三国志は今から1800年ほど前の、中国を舞台とする物語です。
当然のことですが、現代の日本とは行政の制度がまったく違いますし、官職の名称もほとんど聞きなれないものばかりです。
今回は三国志に登場する代表的な官職のいくつかについて紹介します。
三公と丞相
後漢末から三国時代にかけて、中国王朝の官位の最高位にあったのが、太尉・司空・司徒の『三公』と呼ばれる役職です。
太尉は軍務を司り、朝廷に戦績を報告して賞罰を行う役職です。現代で言えば国防大臣にあたります。

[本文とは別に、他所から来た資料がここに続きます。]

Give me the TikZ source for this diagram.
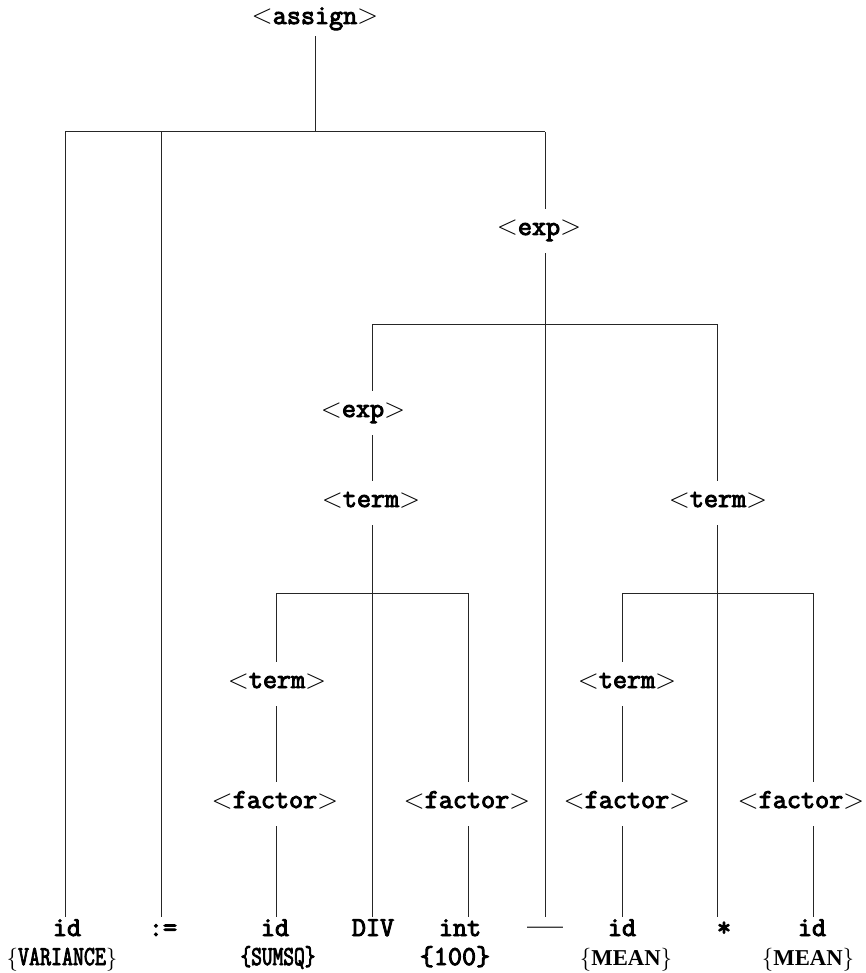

もともとは大司馬と呼ばれていましたが、改称されて太尉とされました。司空は村落から首都の整備、城砦の建設に至る国家事業としての土木工事を司る役職でした。
現代日本で例えるなら国土交通大臣でしょうか。
司徒は民事全般を司り、通常、三公の首座とされていた役職です。
三公の上に非常設の役職として『丞相』が置かれることがありました。
丞相は君主になりかわり、国政の全てを司る最高執政官です。
日本史においては摂政に該当する役職です。
三国志では曹操や諸葛孔明がこの役職についていましたね。
なお、曹操の息子である曹丕が興した魏では、丞相は『相国』と改称されています。
校尉
『校尉』は、武官の役職で、軍団を率いる上級の指揮官を意味します。
また、城門校尉や歩兵校尉、司隷校尉といった高級武官の役職の多くに校尉という名称が用いられました。
現代の日本では軍隊の上級士官のことを「将校」と呼びますが、この名称に「校」の字が用いられているのはこの『校尉』という役職名の名残です。
都督
『都督』は三国時代に入ってから設けられた武官の役職で、地方軍の司令官のことです。
都督の多くは『刺史(州牧)』(州の長官)を兼任しており、いわば地方の最高権力者でみありました。
唐の時代、遣唐使として中国に渡り客死した阿倍仲麻呂が、その死後に大都督の官名を贈られています。
執金吾
『執金吾』は宮廷の警護を司る武官の役職で、いわば衛兵隊長にあたります。
衛兵の隊長ですから非常に見た目の格好いい役職であったらしく、後漢王朝を開いた光武帝が若かりし頃『官職に就くなら執金吾になりたい。妻を娶るなら陰麗華(当時美人で有名だった女性)を娶りたい』と言う言葉を残したことでも知られています。
三国志では、董卓に反抗し呂布に殺された丁原が執金吾の職に就いていました。